GIVEN INSTRUCTION
Without copying any pictures, restate exactly the lines from the start of the records through the line containing "(1067,656) -- (1067,760);".

** BEGIN MATERIAL PROVIDED **

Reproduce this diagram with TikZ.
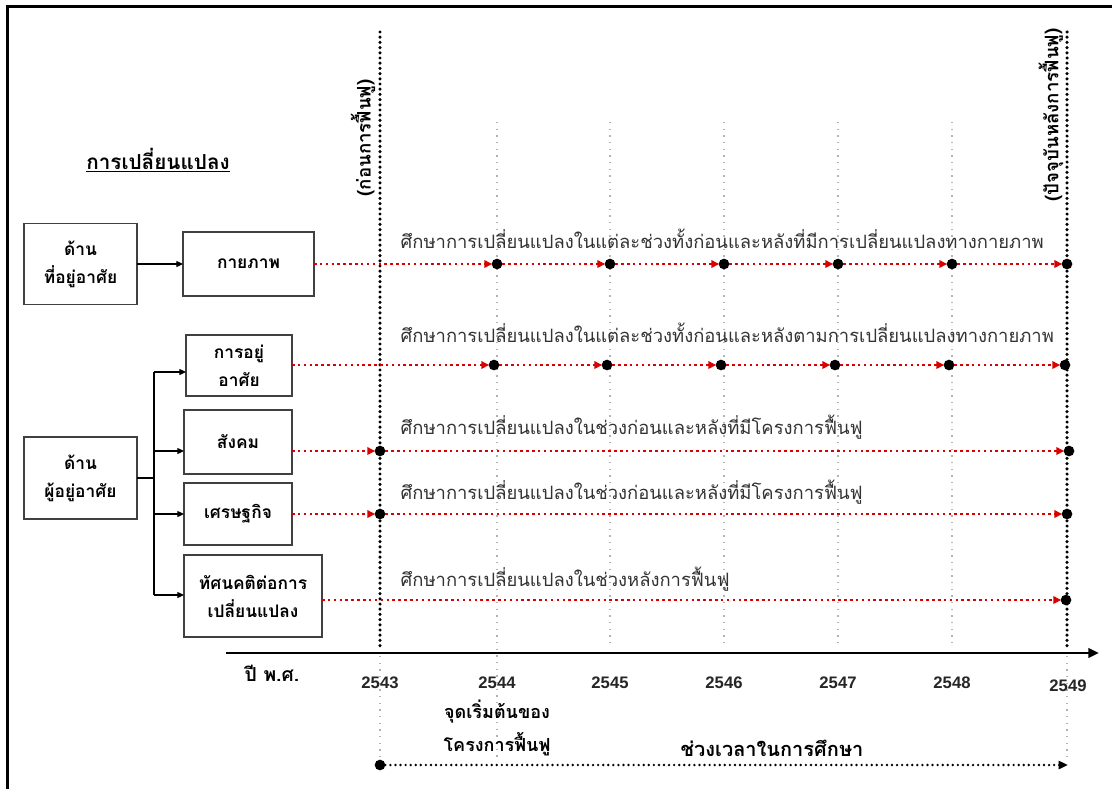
\documentclass[tikz,border=0pt]{standalone}
\usepackage{fontspec}
\setmainfont{Liberation Sans}
\newfontfamily\thaifont[Script=Thai]{Loma}
\usetikzlibrary{arrows.meta}

\tikzset{
  box/.style={draw=black!75, line width=1.1pt, fill=white, inner sep=0pt, outer sep=0pt,
    align=center, font=\thaifont\bfseries\fontsize{13}{21}\selectfont},
  conn/.style={line width=0.9pt, -{Triangle[length=5pt,width=4.5pt]}},
  thickdots/.style={line width=2.6pt, line cap=round, dash pattern=on 0pt off 3.9pt},
  greydots/.style={draw=black!30, line width=1pt, dash pattern=on 1.1pt off 3.9pt},
  redarrow/.style={draw=red!85!black, line width=1.6pt, dash pattern=on 1.9pt off 2.5pt,
    -{Triangle[length=6pt,width=5.5pt,fill=red!90!black]}, shorten >=-0.5pt},
  blackdot/.style={circle, fill=black, inner sep=0pt, outer sep=0pt, minimum size=8pt},
  rowlabel/.style={anchor=base west, text=black!80, font=\thaifont\fontsize{13.8}{15}\selectfont},
  year/.style={font=\bfseries\fontsize{12.5}{14}\selectfont, text=black!85},
  thaibold/.style={font=\thaifont\bfseries\fontsize{13}{24.5}\selectfont, align=center},
}

\begin{document}
\begin{tikzpicture}[x=0.75pt, y=-0.75pt]
\useasboundingbox (0,0) rectangle (1112,789);
\fill[white] (0,0) rectangle (1112,789);

% page frame
\draw[line width=2.2pt] (7.5,789) -- (7.5,6.5) -- (1112,6.5);

% heading
\node[thaibold, font=\thaifont\bfseries\fontsize{15.5}{18}\selectfont] (head) at (158,160) {\underline{การเปลี่ยนแปลง}};

% yearly grid lines
\foreach \x in {610,724,838,952} \draw[greydots] (\x,122) -- (\x,648);
\draw[greydots] (497,122) -- (497,760);
\draw[greydots] (380,656) -- (380,760);
\draw[greydots] (1067,656) -- (1067,760);

% start / end of the rehabilitation period
\draw[thickdots] (380,32) -- (380,650);
\draw[thickdots] (1067,32) -- (1067,650);
\node[thaibold, font=\thaifont\bfseries\fontsize{14}{16}\selectfont, rotate=90] (before) at (363,138) {(ก่อนการฟื้นฟู)};
\node[thaibold, font=\thaifont\bfseries\fontsize{14}{16}\selectfont, rotate=90] (after) at (1051,115) {(ปัจจุบันหลังการฟื้นฟู)};

% category boxes
\node[box, minimum width=113*0.75pt, minimum height=81*0.75pt] (loc) at (80.5,264) {ด้าน\\ที่อยู่อาศัย};
\node[box, minimum width=131*0.75pt, minimum height=64*0.75pt] (phys) at (248.5,264) {กายภาพ};
\node[box, minimum width=113*0.75pt, minimum height=82*0.75pt] (res) at (80.5,478) {ด้าน\\ผู้อยู่อาศัย};
\node[box, minimum width=106*0.75pt, minimum height=61*0.75pt] (live) at (239,365.5) {การอยู่\\อาศัย};
\node[box, minimum width=108*0.75pt, minimum height=64*0.75pt] (soc) at (238,442) {สังคม};
\node[box, minimum width=108*0.75pt, minimum height=62*0.75pt] (eco) at (238,514) {เศรษฐกิจ};
\node[box, minimum width=138*0.75pt, minimum height=82*0.75pt] (att) at (253,596) {ทัศนคติต่อการ\\เปลี่ยนแปลง};

% box connectors
\draw[conn] (loc.east) -- (phys.west);
\coordinate (br) at (154,478);
\coordinate (k1) at (154,372);
\coordinate (k2) at (154,451);
\coordinate (k3) at (154,514);
\coordinate (k4) at (154,595);
\draw[line width=0.9pt] (res.east) -- (br);
\draw[line width=0.9pt] (k1) -- (k4);
\draw[conn] (k1) -- (k1 -| live.west);
\draw[conn] (k2) -- (k2 -| soc.west);
\draw[conn] (k3) -- (k3 -| eco.west);
\draw[conn] (k4) -- (k4 -| att.west);

% row 1: physical
\foreach \x [count=\i] in {497,610,724,838,952,1067} \node[blackdot] (a\i) at (\x,264) {};
\draw[redarrow] (phys.east) -- (a1);
\foreach \i [evaluate=\i as \j using int(\i+1)] in {1,...,5} \draw[redarrow] (a\i) -- (a\j);
\node[rowlabel] (la) at (396,248) {ศึกษาการเปลี่ยนแปลงในแต่ละช่วงทั้งก่อนและหลังที่มีการเปลี่ยนแปลงทางกายภาพ};

% row 2: living
\foreach \x [count=\i] in {494,607,721,835,949,1065} \node[blackdot] (b\i) at (\x,365) {};
\draw[redarrow] (live.east |- b1) -- (b1);
\foreach \i [evaluate=\i as \j using int(\i+1)] in {1,...,5} \draw[redarrow] (b\i) -- (b\j);
\node[rowlabel] (lb) at (396,342) {ศึกษาการเปลี่ยนแปลงในแต่ละช่วงทั้งก่อนและหลังตามการเปลี่ยนแปลงทางกายภาพ};

% row 3: society
\node[blackdot] (c1) at (380,451) {};
\node[blackdot] (c2) at (1069,451) {};
\draw[redarrow] (soc.east |- c1) -- (c1);
\draw[redarrow] (c1) -- (c2);
\node[rowlabel] (lc) at (396,434) {ศึกษาการเปลี่ยนแปลงในช่วงก่อนและหลังที่มีโครงการฟื้นฟู};

% row 4: economy
\node[blackdot] (e1) at (380,514) {};
\node[blackdot] (e2) at (1067,514) {};
\draw[redarrow] (eco.east |- e1) -- (e1);
\draw[redarrow] (e1) -- (e2);
\node[rowlabel] (le) at (396,499) {ศึกษาการเปลี่ยนแปลงในช่วงก่อนและหลังที่มีโครงการฟื้นฟู};

% row 5: attitude
\node[blackdot] (f1) at (1066,600) {};
\draw[redarrow] (att.east |- f1) -- (f1);
\node[rowlabel] (lf) at (396,586) {ศึกษาการเปลี่ยนแปลงในช่วงหลังการฟื้นฟู};

% time axis
\coordinate (ax0) at (226,653);
\coordinate (ax1) at (1099,653);
\draw[line width=2.2pt, -{Triangle[length=8pt,width=7pt]}] (ax0) -- (ax1);
\node[thaibold, font=\thaifont\bfseries\fontsize{14.5}{17}\selectfont] (era) at (272,673) {ปี พ.ศ.};
\foreach \x/\y in {380/2543,497/2544,610/2545,724/2546,838/2547,952/2548} \node[year] (y\y) at (\x,683) {\y};
\node[year] (y2549) at (1068,686) {2549};
\node[thaibold, font=\thaifont\bfseries\fontsize{13.5}{24.5}\selectfont] (start) at (497,728) {จุดเริ่มต้นของ\\โครงการฟื้นฟู};

% study period
\node[blackdot] (p0) at (380,765) {};
\coordinate (p1) at (1068,765);
\draw[line width=2pt, line cap=round, dash pattern=on 0pt off 3.8pt, -{Triangle[length=7pt,width=6pt]}] (p0) -- (p1);
\node[thaibold, font=\thaifont\bfseries\fontsize{15}{18}\selectfont] (period) at (772,748) {ช่วงเวลาในการศึกษา};
\end{tikzpicture}
\end{document}
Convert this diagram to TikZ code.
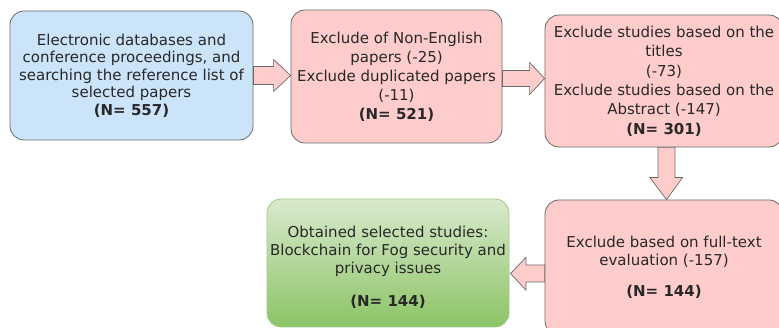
\documentclass[tikz,border=0pt]{standalone}
\usepackage{fontspec}
\setmainfont{DejaVu Sans}
\usetikzlibrary{calc}
\definecolor{bluefill}{RGB}{204,228,250}
\definecolor{pinkfill}{RGB}{255,204,204}
\definecolor{edgegray}{RGB}{105,105,105}
\definecolor{greentop}{RGB}{216,233,205}
\definecolor{greenbot}{RGB}{140,196,102}
\definecolor{greenedge}{RGB}{160,205,135}
\definecolor{txt}{RGB}{40,40,40}
\begin{document}
\begin{tikzpicture}[x=1pt,y=-1pt,
  font=\fontsize{15}{17.5}\selectfont,
  box/.style={draw=edgegray, line width=0.8pt, rounded corners=14pt, align=center, inner sep=0pt, text=txt},
  bluebox/.style={box, fill=bluefill},
  pinkbox/.style={box, fill=pinkfill},
  greenbox/.style={box, draw=greenedge, top color=greentop, bottom color=greenbot},
  blockarrow/.style={draw=edgegray, line width=0.7pt, fill=pinkfill, line join=miter}
]
\useasboundingbox (0,0) rectangle (779,328);
\clip (0,0) rectangle (779,328);

\node[bluebox, minimum width=243pt, minimum height=129pt] (b1) at (131.5,75.5)
  {Electronic databases and\\conference proceedings, and\\searching the reference list of\\selected papers\\\textbf{(N= 557)}};

\node[pinkbox, minimum width=211pt, minimum height=133pt, font=\fontsize{15}{19}\selectfont] (b2) at (396.5,76.5)
  {Exclude of Non-English\\papers (-25)\\Exclude duplicated papers\\(-11)\\\textbf{(N= 521)}};

\node[pinkbox, minimum width=238pt, minimum height=132pt, font=\fontsize{15}{19.4}\selectfont] (b3) at (664,81)
  {Exclude studies based on the\\titles\\(-73)\\Exclude studies based on the\\Abstract (-147)\\\textbf{(N= 301)}};

\node[pinkbox, minimum width=238pt, minimum height=135pt] (b4) at (664,267.5)
  {Exclude based on full-text\\evaluation (-157)\\[14pt]\textbf{(N= 144)}};

\node[greenbox, minimum width=242pt, minimum height=128pt, font=\fontsize{15}{18}\selectfont] (b5) at (388,263)
  {\rule{0pt}{20pt}Obtained selected studies:\\Blockchain for Fog security and\\privacy issues\\[15pt]\textbf{(N= 144)}};

% arrow b1 -> b2 (centre y 75.5)
\draw[blockarrow] ($(b1.east)+(0,-9)$) -- ($(b2.west)+(-17,-10)$) -- ($(b2.west)+(-17,-17)$)
  -- ($(b2.west)+(0,-1)$) -- ($(b2.west)+(-17,15)$) -- ($(b2.west)+(-17,8)$)
  -- ($(b1.east)+(0,9)$) -- cycle;

% arrow b2 -> b3 (centre y 78.5)
\draw[blockarrow] ($(b2.east)+(0,-6)$) -- ($(b3.west)+(-15,-10.5)$) -- ($(b3.west)+(-15,-18.5)$)
  -- ($(b3.west)+(0,-2.5)$) -- ($(b3.west)+(-15,13.5)$) -- ($(b3.west)+(-15,5.5)$)
  -- ($(b2.east)+(0,10)$) -- cycle;

% arrow b3 -> b4 (centre x 666.5)
\draw[blockarrow] ($(b3.south)+(-6,0)$) -- ($(b4.north)+(-6,-22)$) -- ($(b4.north)+(-14,-22)$)
  -- ($(b4.north)+(2.5,0)$) -- ($(b4.north)+(18.5,-22)$) -- ($(b4.north)+(11,-22)$)
  -- ($(b3.south)+(11,0)$) -- cycle;

% arrow b4 -> b5 (centre y 273.5)
\draw[blockarrow] ($(b4.west)+(0,-2.5)$) -- ($(b5.east)+(16.5,2)$) -- ($(b5.east)+(16.5,-5.5)$)
  -- ($(b5.east)+(1,10.5)$) -- ($(b5.east)+(16.5,27)$) -- ($(b5.east)+(16.5,19)$)
  -- ($(b4.west)+(0,14.5)$) -- cycle;
\end{tikzpicture}
\end{document}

** END MATERIAL PROVIDED **

EXERCISE OUTPUT
Reproduce this diagram with TikZ.
\documentclass[tikz,border=0pt]{standalone}
\usepackage{fontspec}
\setmainfont{Liberation Sans}
\newfontfamily\thaifont[Script=Thai]{Loma}
\usetikzlibrary{arrows.meta}

\tikzset{
  box/.style={draw=black!75, line width=1.1pt, fill=white, inner sep=0pt, outer sep=0pt,
    align=center, font=\thaifont\bfseries\fontsize{13}{21}\selectfont},
  conn/.style={line width=0.9pt, -{Triangle[length=5pt,width=4.5pt]}},
  thickdots/.style={line width=2.6pt, line cap=round, dash pattern=on 0pt off 3.9pt},
  greydots/.style={draw=black!30, line width=1pt, dash pattern=on 1.1pt off 3.9pt},
  redarrow/.style={draw=red!85!black, line width=1.6pt, dash pattern=on 1.9pt off 2.5pt,
    -{Triangle[length=6pt,width=5.5pt,fill=red!90!black]}, shorten >=-0.5pt},
  blackdot/.style={circle, fill=black, inner sep=0pt, outer sep=0pt, minimum size=8pt},
  rowlabel/.style={anchor=base west, text=black!80, font=\thaifont\fontsize{13.8}{15}\selectfont},
  year/.style={font=\bfseries\fontsize{12.5}{14}\selectfont, text=black!85},
  thaibold/.style={font=\thaifont\bfseries\fontsize{13}{24.5}\selectfont, align=center},
}

\begin{document}
\begin{tikzpicture}[x=0.75pt, y=-0.75pt]
\useasboundingbox (0,0) rectangle (1112,789);
\fill[white] (0,0) rectangle (1112,789);

% page frame
\draw[line width=2.2pt] (7.5,789) -- (7.5,6.5) -- (1112,6.5);

% heading
\node[thaibold, font=\thaifont\bfseries\fontsize{15.5}{18}\selectfont] (head) at (158,160) {\underline{การเปลี่ยนแปลง}};

% yearly grid lines
\foreach \x in {610,724,838,952} \draw[greydots] (\x,122) -- (\x,648);
\draw[greydots] (497,122) -- (497,760);
\draw[greydots] (380,656) -- (380,760);
\draw[greydots] (1067,656) -- (1067,760);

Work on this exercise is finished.